PROBLEM TO SOLVE.
Only one stretch of the data below should be repeated: the lines from the line containing "Give me the TikZ source for this diagram." through the line containing "(0,0) rectangle (1396,639);", inclusive, exactly as they are.
━━━━━ DATA SUPPLIED
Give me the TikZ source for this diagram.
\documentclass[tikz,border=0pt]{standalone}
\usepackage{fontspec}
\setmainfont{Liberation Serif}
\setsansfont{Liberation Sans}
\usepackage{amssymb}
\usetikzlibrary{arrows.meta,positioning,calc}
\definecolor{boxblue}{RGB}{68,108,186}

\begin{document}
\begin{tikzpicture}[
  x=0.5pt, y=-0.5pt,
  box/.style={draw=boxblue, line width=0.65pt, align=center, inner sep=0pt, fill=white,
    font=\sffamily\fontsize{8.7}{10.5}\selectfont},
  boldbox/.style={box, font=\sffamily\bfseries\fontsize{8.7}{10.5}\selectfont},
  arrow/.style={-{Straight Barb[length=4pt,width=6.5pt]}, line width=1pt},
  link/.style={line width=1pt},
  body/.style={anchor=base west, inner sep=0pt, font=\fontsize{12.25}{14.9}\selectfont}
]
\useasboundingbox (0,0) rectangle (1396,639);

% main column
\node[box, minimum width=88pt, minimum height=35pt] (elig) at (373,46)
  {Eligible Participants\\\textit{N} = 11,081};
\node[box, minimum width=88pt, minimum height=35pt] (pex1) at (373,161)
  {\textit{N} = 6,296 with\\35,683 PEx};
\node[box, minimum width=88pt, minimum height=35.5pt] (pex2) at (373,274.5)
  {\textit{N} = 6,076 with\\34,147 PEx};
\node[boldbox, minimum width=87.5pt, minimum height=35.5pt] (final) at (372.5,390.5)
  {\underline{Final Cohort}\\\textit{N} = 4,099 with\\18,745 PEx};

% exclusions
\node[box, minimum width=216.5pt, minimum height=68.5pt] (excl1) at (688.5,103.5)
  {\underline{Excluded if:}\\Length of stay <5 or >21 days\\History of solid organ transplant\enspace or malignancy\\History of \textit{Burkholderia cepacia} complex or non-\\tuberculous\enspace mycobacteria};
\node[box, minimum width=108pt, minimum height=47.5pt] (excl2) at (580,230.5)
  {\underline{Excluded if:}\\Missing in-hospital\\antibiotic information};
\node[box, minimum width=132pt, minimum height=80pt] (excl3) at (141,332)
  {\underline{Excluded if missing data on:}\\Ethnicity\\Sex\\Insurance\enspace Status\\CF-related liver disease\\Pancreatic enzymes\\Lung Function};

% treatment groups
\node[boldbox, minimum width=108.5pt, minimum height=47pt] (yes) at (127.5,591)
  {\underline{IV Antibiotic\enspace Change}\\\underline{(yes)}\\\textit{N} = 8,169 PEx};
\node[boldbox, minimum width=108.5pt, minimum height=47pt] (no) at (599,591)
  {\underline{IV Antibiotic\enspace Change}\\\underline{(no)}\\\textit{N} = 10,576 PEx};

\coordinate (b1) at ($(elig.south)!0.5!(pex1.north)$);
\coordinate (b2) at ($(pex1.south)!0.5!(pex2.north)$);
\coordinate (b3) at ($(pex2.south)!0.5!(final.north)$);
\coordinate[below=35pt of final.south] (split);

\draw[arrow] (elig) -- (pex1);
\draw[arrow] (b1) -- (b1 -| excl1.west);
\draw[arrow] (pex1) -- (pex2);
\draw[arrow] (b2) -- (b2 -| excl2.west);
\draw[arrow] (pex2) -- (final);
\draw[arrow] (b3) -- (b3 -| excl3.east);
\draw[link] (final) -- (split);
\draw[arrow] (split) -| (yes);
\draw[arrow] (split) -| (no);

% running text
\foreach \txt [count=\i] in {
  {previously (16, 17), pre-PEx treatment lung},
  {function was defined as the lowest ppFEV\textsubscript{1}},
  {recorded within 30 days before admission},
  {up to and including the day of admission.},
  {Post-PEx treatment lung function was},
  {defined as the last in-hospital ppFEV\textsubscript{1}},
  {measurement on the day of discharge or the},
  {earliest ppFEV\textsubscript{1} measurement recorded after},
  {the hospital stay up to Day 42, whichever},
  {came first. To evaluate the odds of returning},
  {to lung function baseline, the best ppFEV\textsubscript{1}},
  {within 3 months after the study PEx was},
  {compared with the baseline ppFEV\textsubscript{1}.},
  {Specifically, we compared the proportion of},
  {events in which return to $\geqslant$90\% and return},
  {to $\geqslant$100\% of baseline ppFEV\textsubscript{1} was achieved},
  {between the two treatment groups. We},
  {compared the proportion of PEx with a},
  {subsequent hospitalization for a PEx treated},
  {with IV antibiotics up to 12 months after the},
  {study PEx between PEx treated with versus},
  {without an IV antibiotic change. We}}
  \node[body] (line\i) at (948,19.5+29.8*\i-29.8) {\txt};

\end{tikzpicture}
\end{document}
━━━━━━━━━━
━━━━━ DATA SUPPLIED
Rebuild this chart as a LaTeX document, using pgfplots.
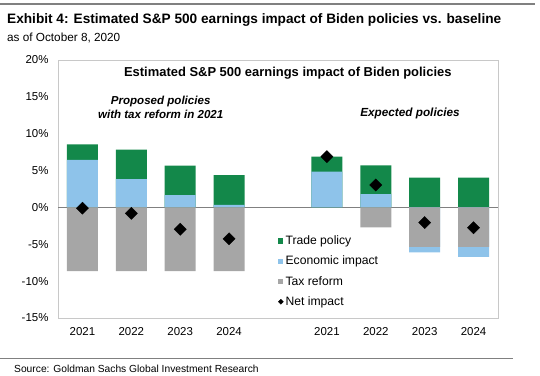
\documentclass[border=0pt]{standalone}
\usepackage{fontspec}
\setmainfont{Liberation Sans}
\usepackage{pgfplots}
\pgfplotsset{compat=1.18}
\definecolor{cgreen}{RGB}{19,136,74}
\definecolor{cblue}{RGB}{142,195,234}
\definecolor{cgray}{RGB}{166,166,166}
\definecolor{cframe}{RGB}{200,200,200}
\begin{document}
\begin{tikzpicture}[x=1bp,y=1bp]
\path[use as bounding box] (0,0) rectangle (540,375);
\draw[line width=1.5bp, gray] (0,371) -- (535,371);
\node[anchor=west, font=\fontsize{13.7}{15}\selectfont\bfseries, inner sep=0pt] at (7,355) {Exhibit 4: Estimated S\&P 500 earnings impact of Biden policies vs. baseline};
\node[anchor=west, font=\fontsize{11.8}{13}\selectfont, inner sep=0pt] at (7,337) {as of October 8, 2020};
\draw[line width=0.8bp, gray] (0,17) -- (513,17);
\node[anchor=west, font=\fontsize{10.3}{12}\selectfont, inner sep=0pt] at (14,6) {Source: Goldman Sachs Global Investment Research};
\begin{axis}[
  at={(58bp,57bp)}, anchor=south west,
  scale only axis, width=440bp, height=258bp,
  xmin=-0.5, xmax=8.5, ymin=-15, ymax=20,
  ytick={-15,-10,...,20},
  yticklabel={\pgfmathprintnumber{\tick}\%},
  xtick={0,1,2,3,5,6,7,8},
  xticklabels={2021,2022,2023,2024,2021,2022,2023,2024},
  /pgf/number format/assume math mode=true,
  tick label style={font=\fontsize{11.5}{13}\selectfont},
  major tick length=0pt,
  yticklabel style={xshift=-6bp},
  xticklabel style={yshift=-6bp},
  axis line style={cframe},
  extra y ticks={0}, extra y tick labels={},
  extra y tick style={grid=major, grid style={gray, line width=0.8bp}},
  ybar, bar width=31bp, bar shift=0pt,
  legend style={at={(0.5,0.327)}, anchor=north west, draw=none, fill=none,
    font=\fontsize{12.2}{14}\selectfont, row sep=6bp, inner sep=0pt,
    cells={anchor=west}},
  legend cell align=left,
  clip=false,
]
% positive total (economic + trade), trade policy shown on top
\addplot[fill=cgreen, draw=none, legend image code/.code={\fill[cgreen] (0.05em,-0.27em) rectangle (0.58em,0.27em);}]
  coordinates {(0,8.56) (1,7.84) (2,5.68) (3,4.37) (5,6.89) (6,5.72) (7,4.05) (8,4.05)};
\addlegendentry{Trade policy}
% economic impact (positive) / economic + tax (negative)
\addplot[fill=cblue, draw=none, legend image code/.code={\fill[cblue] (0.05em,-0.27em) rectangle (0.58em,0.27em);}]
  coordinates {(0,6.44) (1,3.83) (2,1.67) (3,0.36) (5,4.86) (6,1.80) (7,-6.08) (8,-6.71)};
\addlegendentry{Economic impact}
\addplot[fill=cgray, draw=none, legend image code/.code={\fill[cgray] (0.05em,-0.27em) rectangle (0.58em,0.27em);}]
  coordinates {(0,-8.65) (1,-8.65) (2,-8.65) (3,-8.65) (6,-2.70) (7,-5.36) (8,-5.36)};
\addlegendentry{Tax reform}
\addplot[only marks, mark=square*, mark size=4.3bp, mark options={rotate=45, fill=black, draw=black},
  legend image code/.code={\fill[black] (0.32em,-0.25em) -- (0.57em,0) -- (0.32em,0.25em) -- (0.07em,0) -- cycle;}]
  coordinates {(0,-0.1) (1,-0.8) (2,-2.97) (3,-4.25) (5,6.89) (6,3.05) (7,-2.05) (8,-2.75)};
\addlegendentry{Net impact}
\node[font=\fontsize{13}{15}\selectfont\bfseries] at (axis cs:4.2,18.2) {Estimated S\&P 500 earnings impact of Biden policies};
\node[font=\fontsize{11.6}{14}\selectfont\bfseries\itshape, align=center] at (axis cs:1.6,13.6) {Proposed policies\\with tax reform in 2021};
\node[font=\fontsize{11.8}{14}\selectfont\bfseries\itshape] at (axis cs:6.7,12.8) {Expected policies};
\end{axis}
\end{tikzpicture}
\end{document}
━━━━━━━━━━
━━━━━ DATA SUPPLIED
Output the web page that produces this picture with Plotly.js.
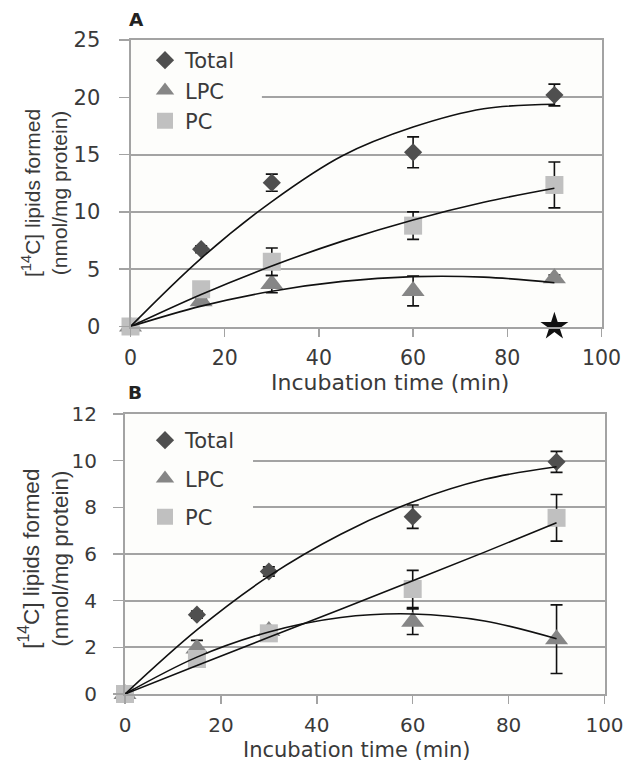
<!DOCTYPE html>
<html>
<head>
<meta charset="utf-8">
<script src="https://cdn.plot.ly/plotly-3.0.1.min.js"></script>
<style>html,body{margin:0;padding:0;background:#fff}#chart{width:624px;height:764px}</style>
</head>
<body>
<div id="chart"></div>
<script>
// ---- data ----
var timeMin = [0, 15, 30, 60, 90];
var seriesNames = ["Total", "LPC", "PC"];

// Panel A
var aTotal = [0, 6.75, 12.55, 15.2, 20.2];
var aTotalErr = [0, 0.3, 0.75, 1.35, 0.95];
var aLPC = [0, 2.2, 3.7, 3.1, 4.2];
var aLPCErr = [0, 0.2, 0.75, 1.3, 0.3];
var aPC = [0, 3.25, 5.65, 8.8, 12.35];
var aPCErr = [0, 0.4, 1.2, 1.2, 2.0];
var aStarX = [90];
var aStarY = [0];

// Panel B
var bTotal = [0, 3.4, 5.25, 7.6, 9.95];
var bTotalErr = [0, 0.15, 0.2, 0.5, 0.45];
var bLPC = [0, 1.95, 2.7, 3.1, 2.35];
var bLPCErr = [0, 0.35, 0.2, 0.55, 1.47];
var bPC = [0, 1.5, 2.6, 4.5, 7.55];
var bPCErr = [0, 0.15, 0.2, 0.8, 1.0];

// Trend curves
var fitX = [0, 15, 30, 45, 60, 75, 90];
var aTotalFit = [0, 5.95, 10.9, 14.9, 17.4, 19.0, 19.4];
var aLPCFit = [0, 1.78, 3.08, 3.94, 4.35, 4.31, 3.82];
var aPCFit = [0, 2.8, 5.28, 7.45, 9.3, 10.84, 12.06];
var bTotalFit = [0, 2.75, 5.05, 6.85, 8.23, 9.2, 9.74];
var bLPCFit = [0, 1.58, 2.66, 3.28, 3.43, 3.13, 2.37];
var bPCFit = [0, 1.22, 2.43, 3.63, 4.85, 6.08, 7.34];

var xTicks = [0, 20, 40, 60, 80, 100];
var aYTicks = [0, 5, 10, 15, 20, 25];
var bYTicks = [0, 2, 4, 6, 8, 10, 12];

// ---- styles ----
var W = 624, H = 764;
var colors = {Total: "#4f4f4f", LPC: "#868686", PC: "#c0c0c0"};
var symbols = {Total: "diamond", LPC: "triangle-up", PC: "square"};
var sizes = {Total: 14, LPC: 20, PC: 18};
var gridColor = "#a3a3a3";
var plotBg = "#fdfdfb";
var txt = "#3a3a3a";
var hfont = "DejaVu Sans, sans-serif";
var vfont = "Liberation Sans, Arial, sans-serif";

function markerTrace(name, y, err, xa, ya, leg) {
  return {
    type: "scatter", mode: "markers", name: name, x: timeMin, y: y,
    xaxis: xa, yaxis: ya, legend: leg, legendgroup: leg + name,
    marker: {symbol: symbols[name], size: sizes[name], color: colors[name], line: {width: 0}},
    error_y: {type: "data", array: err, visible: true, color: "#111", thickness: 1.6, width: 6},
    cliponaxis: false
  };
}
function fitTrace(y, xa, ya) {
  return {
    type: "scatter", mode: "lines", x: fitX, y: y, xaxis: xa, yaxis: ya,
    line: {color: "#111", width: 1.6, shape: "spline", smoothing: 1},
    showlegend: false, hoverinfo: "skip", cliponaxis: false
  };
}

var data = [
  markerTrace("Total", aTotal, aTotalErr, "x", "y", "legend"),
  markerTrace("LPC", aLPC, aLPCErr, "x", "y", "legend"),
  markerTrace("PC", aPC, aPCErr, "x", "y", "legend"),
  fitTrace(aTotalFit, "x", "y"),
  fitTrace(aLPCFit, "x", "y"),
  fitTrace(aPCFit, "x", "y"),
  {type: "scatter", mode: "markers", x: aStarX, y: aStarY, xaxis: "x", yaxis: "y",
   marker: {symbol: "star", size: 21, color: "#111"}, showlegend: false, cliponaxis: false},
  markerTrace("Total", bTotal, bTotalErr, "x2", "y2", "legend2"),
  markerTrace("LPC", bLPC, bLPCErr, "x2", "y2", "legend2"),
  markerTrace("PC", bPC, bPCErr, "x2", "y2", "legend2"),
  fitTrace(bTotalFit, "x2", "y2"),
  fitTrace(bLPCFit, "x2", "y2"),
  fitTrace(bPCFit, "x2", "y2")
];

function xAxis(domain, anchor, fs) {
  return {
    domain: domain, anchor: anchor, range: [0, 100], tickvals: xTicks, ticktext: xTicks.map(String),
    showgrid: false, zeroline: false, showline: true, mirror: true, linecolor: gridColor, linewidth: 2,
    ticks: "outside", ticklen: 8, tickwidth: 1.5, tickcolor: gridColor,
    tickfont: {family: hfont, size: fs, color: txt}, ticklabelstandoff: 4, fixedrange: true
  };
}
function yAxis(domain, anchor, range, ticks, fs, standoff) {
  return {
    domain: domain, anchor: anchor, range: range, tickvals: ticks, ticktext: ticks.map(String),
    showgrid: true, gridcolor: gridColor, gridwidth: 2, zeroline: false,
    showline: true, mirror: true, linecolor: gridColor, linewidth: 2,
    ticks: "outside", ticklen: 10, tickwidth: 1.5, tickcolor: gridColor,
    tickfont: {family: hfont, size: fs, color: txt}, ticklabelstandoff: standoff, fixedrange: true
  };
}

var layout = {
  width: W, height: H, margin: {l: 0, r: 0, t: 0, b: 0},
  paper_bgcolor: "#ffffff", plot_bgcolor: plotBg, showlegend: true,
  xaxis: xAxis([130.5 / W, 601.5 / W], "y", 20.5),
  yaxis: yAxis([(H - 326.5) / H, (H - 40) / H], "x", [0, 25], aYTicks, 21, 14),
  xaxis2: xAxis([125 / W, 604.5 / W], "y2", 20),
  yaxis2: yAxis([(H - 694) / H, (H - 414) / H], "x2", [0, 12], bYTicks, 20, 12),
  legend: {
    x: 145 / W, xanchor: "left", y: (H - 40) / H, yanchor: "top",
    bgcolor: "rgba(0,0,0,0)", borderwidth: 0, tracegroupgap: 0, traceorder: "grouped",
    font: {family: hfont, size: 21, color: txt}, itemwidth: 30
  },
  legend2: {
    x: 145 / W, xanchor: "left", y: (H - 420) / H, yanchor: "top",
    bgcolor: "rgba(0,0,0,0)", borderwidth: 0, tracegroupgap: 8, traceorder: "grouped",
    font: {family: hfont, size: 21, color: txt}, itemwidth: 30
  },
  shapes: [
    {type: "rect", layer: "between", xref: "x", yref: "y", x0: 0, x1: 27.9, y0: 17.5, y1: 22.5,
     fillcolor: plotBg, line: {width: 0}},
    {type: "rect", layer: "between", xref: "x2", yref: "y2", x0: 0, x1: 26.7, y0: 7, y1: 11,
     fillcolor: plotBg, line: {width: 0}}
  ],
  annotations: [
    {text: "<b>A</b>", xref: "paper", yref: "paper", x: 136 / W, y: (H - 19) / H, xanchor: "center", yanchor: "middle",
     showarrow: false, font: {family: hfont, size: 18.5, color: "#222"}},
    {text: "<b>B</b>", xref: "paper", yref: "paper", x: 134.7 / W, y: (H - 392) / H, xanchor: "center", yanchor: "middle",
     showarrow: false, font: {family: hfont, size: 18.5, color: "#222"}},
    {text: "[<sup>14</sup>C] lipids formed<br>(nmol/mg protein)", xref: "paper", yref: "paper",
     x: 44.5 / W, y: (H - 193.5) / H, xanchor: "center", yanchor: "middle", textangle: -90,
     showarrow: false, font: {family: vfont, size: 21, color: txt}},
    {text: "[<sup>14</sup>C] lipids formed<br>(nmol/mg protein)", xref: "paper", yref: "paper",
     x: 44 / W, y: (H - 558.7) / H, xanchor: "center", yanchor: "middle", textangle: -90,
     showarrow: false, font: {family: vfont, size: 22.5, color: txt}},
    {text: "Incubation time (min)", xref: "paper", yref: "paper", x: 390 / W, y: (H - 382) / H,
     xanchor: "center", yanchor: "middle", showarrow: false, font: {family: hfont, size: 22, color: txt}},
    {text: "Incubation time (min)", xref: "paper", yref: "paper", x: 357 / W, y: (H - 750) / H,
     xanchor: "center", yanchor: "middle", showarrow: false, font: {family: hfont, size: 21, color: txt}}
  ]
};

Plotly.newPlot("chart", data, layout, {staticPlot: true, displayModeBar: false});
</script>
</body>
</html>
━━━━━━━━━━
EXERCISE RESULT.
Give me the TikZ source for this diagram.
\documentclass[tikz,border=0pt]{standalone}
\usepackage{fontspec}
\setmainfont{Liberation Serif}
\setsansfont{Liberation Sans}
\usepackage{amssymb}
\usetikzlibrary{arrows.meta,positioning,calc}
\definecolor{boxblue}{RGB}{68,108,186}

\begin{document}
\begin{tikzpicture}[
  x=0.5pt, y=-0.5pt,
  box/.style={draw=boxblue, line width=0.65pt, align=center, inner sep=0pt, fill=white,
    font=\sffamily\fontsize{8.7}{10.5}\selectfont},
  boldbox/.style={box, font=\sffamily\bfseries\fontsize{8.7}{10.5}\selectfont},
  arrow/.style={-{Straight Barb[length=4pt,width=6.5pt]}, line width=1pt},
  link/.style={line width=1pt},
  body/.style={anchor=base west, inner sep=0pt, font=\fontsize{12.25}{14.9}\selectfont}
]
\useasboundingbox (0,0) rectangle (1396,639);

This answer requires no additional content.